Zoonlief is vanaf zijn geboorte al een knuffelkindje geweest. Zodra hij wakker werd stak hij altijd gelijk zijn armpjes in de lucht, gaf me de meest geweldige grijns en wilde knuffelen. Het knuffelen ging niet verloren tijdens het groeien van dreumes, via peuter en kleuter naar puber.
Na schooltijd rijden zoonlief en ik nog even snel naar de supermarkt. Dat doen we wel vaker samen. Hij helpt mij met sjouwen van de zware tas en ik grijp wat lekkers voor hem mee als dank voor het sjouwwerk. Keuvelend over wat we zouden kunnen eten die avond, lopen we op ons gemak door de supermarkt.

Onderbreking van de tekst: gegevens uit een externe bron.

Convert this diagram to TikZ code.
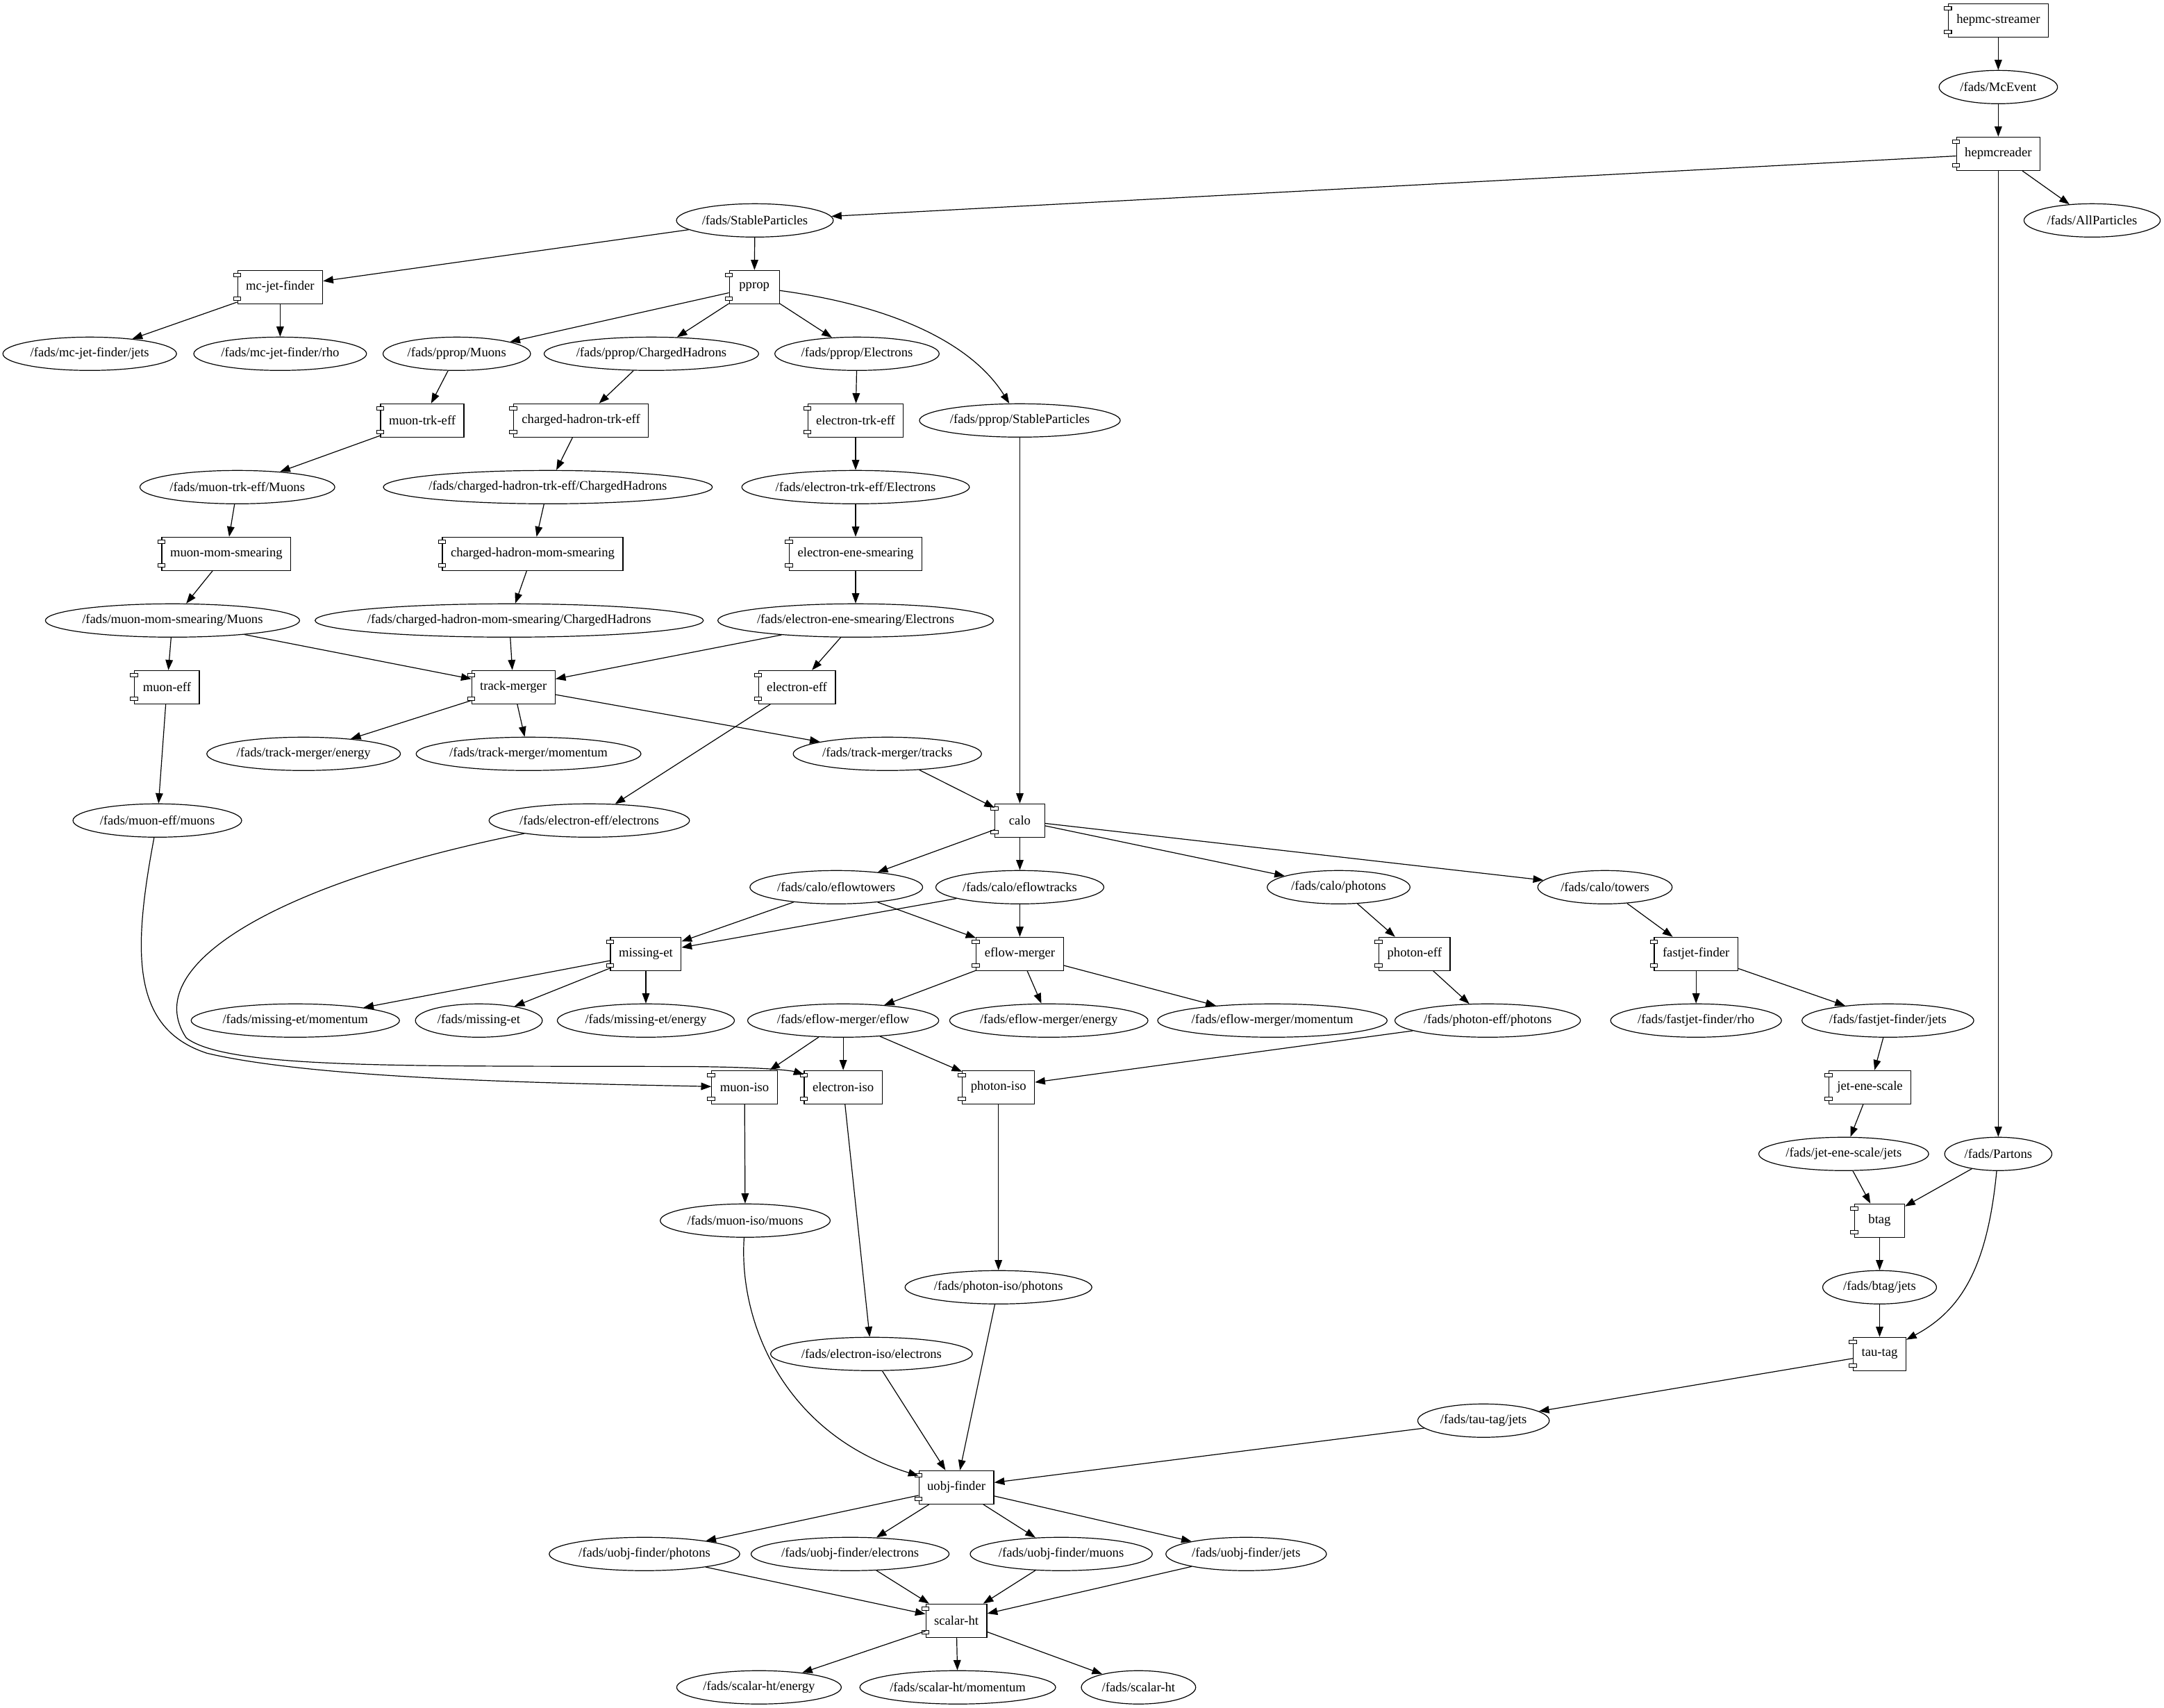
\documentclass[tikz,border=0pt]{standalone}
\usepackage{fontspec}
\setmainfont{Liberation Serif}
\usetikzlibrary{arrows.meta,shapes.geometric}
\tikzset{
  every node/.style={font=\fontsize{14pt}{16pt}\selectfont},
  compbox/.style={draw, line width=0.9pt, rectangle, minimum width=54pt, minimum height=36pt, inner xsep=9pt, inner ysep=0pt, fill=white},
  tabbox/.style={draw, line width=0.8pt, fill=white},
  dataobj/.style={draw, line width=0.9pt, ellipse, inner sep=0pt, minimum height=36pt},
  edge/.style={draw, line width=0.9pt, -{Triangle[length=11pt,width=8pt]}},
}
\newcommand\compnode[3]{%
  \node[compbox] (#1) at (#2) {#3};
  \draw[tabbox] ([xshift=-4pt,yshift=-3.75pt]#1.north west) rectangle ++(8pt,-3.75pt);
  \draw[tabbox] ([xshift=-4pt,yshift=3.75pt]#1.south west) rectangle ++(8pt,3.75pt);
}
\newcommand\datanode[3]{%
  \node[dataobj] (#1) at (#2) {\makebox[\dimexpr 0.9192\width+14.7pt\relax]{#3}};
}
\begin{document}
\begin{tikzpicture}[x=1.4904pt, y=-72pt]
\useasboundingbox (0,-0.30556) rectangle (1568.1,25.309);
\compnode{hs}{1448,0}{hepmc-streamer}
\datanode{mcevent}{1448,1}{/fads/McEvent}
\compnode{hrd}{1448,2}{hepmcreader}
\datanode{stable}{547,3}{/fads/StableParticles}
\datanode{allp}{1516,3}{/fads/AllParticles}
\compnode{mcjet}{203,4}{mc-jet-finder}
\compnode{pprop}{546.6,4}{pprop}
\datanode{mcjets}{65,5}{/fads/mc-jet-finder/jets}
\datanode{mcrho}{203,5}{/fads/mc-jet-finder/rho}
\datanode{pmuons}{331,5}{/fads/pprop/Muons}
\datanode{pch}{472,5}{/fads/pprop/ChargedHadrons}
\datanode{pel}{621,5}{/fads/pprop/Electrons}
\compnode{mutrk}{306,6}{muon-trk-eff}
\compnode{chtrk}{421,6}{charged-hadron-trk-eff}
\compnode{eltrk}{620,6}{electron-trk-eff}
\datanode{pstable}{739,6}{/fads/pprop/StableParticles}
\datanode{mutrkM}{172,7}{/fads/muon-trk-eff/Muons}
\datanode{chtrkC}{397,7}{/fads/charged-hadron-trk-eff/ChargedHadrons}
\datanode{eltrkE}{620,7}{/fads/electron-trk-eff/Electrons}
\compnode{mumom}{164,8}{muon-mom-smearing}
\compnode{chmom}{386,8}{charged-hadron-mom-smearing}
\compnode{elene}{620,8}{electron-ene-smearing}
\datanode{mumomM}{125,9}{/fads/muon-mom-smearing/Muons}
\datanode{chmomC}{369,9}{/fads/charged-hadron-mom-smearing/ChargedHadrons}
\datanode{eleneE}{620,9}{/fads/electron-ene-smearing/Electrons}
\compnode{mueff}{121,10}{muon-eff}
\compnode{tm}{372,10}{track-merger}
\compnode{eleff}{577.5,10}{electron-eff}
\datanode{tmE}{220,11}{/fads/track-merger/energy}
\datanode{tmM}{383,11}{/fads/track-merger/momentum}
\datanode{tmT}{643,11}{/fads/track-merger/tracks}
\datanode{mueffM}{114,12}{/fads/muon-eff/muons}
\datanode{eleffE}{427,12}{/fads/electron-eff/electrons}
\compnode{calo}{739,12}{calo}
\datanode{eft}{606,13}{/fads/calo/eflowtowers}
\datanode{eftr}{739,13}{/fads/calo/eflowtracks}
\datanode{cph}{970,13}{/fads/calo/photons}
\datanode{ctow}{1163,13}{/fads/calo/towers}
\compnode{met}{468,14}{missing-et}
\compnode{efm}{739,14}{eflow-merger}
\compnode{pheff}{1025,14}{photon-eff}
\compnode{fjf}{1229,14}{fastjet-finder}
\datanode{metM}{214,15}{/fads/missing-et/momentum}
\datanode{metS}{347,15}{/fads/missing-et}
\datanode{metE}{468,15}{/fads/missing-et/energy}
\datanode{efmF}{611,15}{/fads/eflow-merger/eflow}
\datanode{efmE}{760,15}{/fads/eflow-merger/energy}
\datanode{efmM}{922,15}{/fads/eflow-merger/momentum}
\datanode{pheffP}{1078,15}{/fads/photon-eff/photons}
\datanode{fjfR}{1229,15}{/fads/fastjet-finder/rho}
\datanode{fjfJ}{1368,15}{/fads/fastjet-finder/jets}
\compnode{muiso}{539.5,16}{muon-iso}
\compnode{eliso}{611,16}{electron-iso}
\compnode{phiso}{723.5,16}{photon-iso}
\compnode{jes}{1355,16}{jet-ene-scale}
\datanode{jesJ}{1336,17}{/fads/jet-ene-scale/jets}
\datanode{partons}{1448,17}{/fads/Partons}
\datanode{muisoM}{540,18}{/fads/muon-iso/muons}
\compnode{btag}{1362,18}{btag}
\datanode{phisoP}{723.5,19}{/fads/photon-iso/photons}
\datanode{btagJ}{1362,19}{/fads/btag/jets}
\datanode{elisoE}{631.5,20}{/fads/electron-iso/electrons}
\compnode{tau}{1362,20}{tau-tag}
\datanode{tauJ}{1075,21}{/fads/tau-tag/jets}
\compnode{uobj}{693,22}{uobj-finder}
\datanode{uoP}{467,23}{/fads/uobj-finder/photons}
\datanode{uoE}{616,23}{/fads/uobj-finder/electrons}
\datanode{uoM}{769,23}{/fads/uobj-finder/muons}
\datanode{uoJ}{903,23}{/fads/uobj-finder/jets}
\compnode{sht}{693,24}{scalar-ht}
\datanode{shtE}{550,25}{/fads/scalar-ht/energy}
\datanode{shtM}{694,25}{/fads/scalar-ht/momentum}
\datanode{shtS}{825,25}{/fads/scalar-ht}
% edges
\draw[edge] (hs) -- (mcevent);
\draw[edge] (mcevent) -- (hrd);
\draw[edge] (hrd) -- (stable);
\draw[edge] (hrd) -- (allp);
\draw[edge] (hrd) -- (partons);
\draw[edge] (stable) -- (mcjet);
\draw[edge] (stable) -- (pprop);
\draw[edge] (mcjet) -- (mcjets);
\draw[edge] (mcjet) -- (mcrho);
\draw[edge] (pprop) -- (pmuons);
\draw[edge] (pprop) -- (pch);
\draw[edge] (pprop) -- (pel);
\draw[edge] (pprop) .. controls (650,4.29) and (705,4.87) .. (pstable);
\draw[edge] (pmuons) -- (mutrk);
\draw[edge] (pch) -- (chtrk);
\draw[edge] (pel) -- (eltrk);
\draw[edge] (mutrk) -- (mutrkM);
\draw[edge] (chtrk) -- (chtrkC);
\draw[edge] (eltrk) -- (eltrkE);
\draw[edge] (mutrkM) -- (mumom);
\draw[edge] (chtrkC) -- (chmom);
\draw[edge] (eltrkE) -- (elene);
\draw[edge] (mumom) -- (mumomM);
\draw[edge] (chmom) -- (chmomC);
\draw[edge] (elene) -- (eleneE);
\draw[edge] (mumomM) -- (mueff);
\draw[edge] (mumomM) -- (tm);
\draw[edge] (chmomC) -- (tm);
\draw[edge] (eleneE) -- (tm);
\draw[edge] (eleneE) -- (eleff);
\draw[edge] (tm) -- (tmE);
\draw[edge] (tm) -- (tmM);
\draw[edge] (tm) -- (tmT);
\draw[edge] (mueff) -- (mueffM);
\draw[edge] (eleff) -- (eleffE);
\draw[edge] (pstable) -- (calo);
\draw[edge] (tmT) -- (calo);
\draw[edge] (calo) -- (eft);
\draw[edge] (calo) -- (eftr);
\draw[edge] (calo) -- (cph);
\draw[edge] (calo) -- (ctow);
\draw[edge] (eft) -- (met);
\draw[edge] (eft) -- (efm);
\draw[edge] (eftr) -- (met);
\draw[edge] (eftr) -- (efm);
\draw[edge] (cph) -- (pheff);
\draw[edge] (ctow) -- (fjf);
\draw[edge] (met) -- (metM);
\draw[edge] (met) -- (metS);
\draw[edge] (met) -- (metE);
\draw[edge] (efm) -- (efmF);
\draw[edge] (efm) -- (efmE);
\draw[edge] (efm) -- (efmM);
\draw[edge] (pheff) -- (pheffP);
\draw[edge] (fjf) -- (fjfR);
\draw[edge] (fjf) -- (fjfJ);
\draw[edge] (efmF) -- (muiso);
\draw[edge] (efmF) -- (eliso);
\draw[edge] (efmF) -- (phiso);
\draw[edge] (pheffP) -- (phiso);
\draw[edge] (mueffM) .. controls (96,13.98) and (95,15.12) .. (150,15.49) .. controls (230,15.88) and (400,15.94) .. (muiso);
\draw[edge] (eleffE) .. controls (200,12.94) and (100,14.18) .. (135,15.26) .. controls (165,15.74) and (300,15.675) .. (500,15.69) .. controls (560,15.70) and (575,15.76) .. (eliso);
\draw[edge] (fjfJ) -- (jes);
\draw[edge] (jes) -- (jesJ);
\draw[edge] (jesJ) -- (btag);
\draw[edge] (partons) -- (btag);
\draw[edge] (partons) .. controls (1440,18.74) and (1420,19.36) .. (tau);
\draw[edge] (btag) -- (btagJ);
\draw[edge] (btagJ) -- (tau);
\draw[edge] (tau) -- (tauJ);
\draw[edge] (tauJ) -- (uobj);
\draw[edge] (muiso) -- (muisoM);
\draw[edge] (eliso) -- (elisoE);
\draw[edge] (phiso) -- (phisoP);
\draw[edge] (muisoM) .. controls (535,19.57) and (570,21.22) .. (uobj);
\draw[edge] (elisoE) -- (uobj);
\draw[edge] (phisoP) -- (uobj);
\draw[edge] (uobj) -- (uoP);
\draw[edge] (uobj) -- (uoE);
\draw[edge] (uobj) -- (uoM);
\draw[edge] (uobj) -- (uoJ);
\draw[edge] (uoP) -- (sht);
\draw[edge] (uoE) -- (sht);
\draw[edge] (uoM) -- (sht);
\draw[edge] (uoJ) -- (sht);
\draw[edge] (sht) -- (shtE);
\draw[edge] (sht) -- (shtM);
\draw[edge] (sht) -- (shtS);
\end{tikzpicture}
\end{document}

‘Zullen we nasi eten vanavond?’ vraag ik hem. Het blijft stil achter mij en ik kijk om. Als een oud verloren vrouwtje sta ik dus duidelijk in mezelf te mompelen en zie ik het laatste draadje van het vest van zoonlief de hoek omvliegen. Stiekem kijk ik om het hoekje. Ik had het kunnen weten; een meisje. Weemoedig kijk ik naar het tafereeltje van opgroeiende jongetjes en meisjes. Het is een vriendinnetje van vroeger met wie hij altijd veel heeft gespeeld. Dagelijks kwamen ze bij elkaar over de vloer totdat ze naar verschillende scholen gingen. Zonder ze te storen zie ik dat ze samen doorgaan met boodschappen doen. Hij lijkt zijn oude inzichzelfmompelende moeder totaal vergeten te zijn. Een beetje weemoedig dat ook kleine jongetjes ineens groot zijn geworden ga ik ook verder met boodschappen doen.
Na het afrekenen sta ik nog even op hem te wachten want we waren toch samen gekomen. Hij belt vanuit gangpad 4. ‘Mam, ik loop wel naar huis, ga jij maar alvast.’ Great! Geditcht door mijn eigen zoon voor een jong blondje. Ik zei nog zo….
Het wordt al donker als zoonlief ook thuiskomt. Ik sta nog druk te koken en vraag of het gezellig is geweest. Hij knikt en steekt zijn armen uit. ‘Maar nu eerst een knuffel, mam!’ Stiekem schiet ik vol. Hij groeit me bijna voorbij en wordt al een hele kerel maar soms als niemand het ziet blijft ie toch nog altijd mijn kleine baby’tje.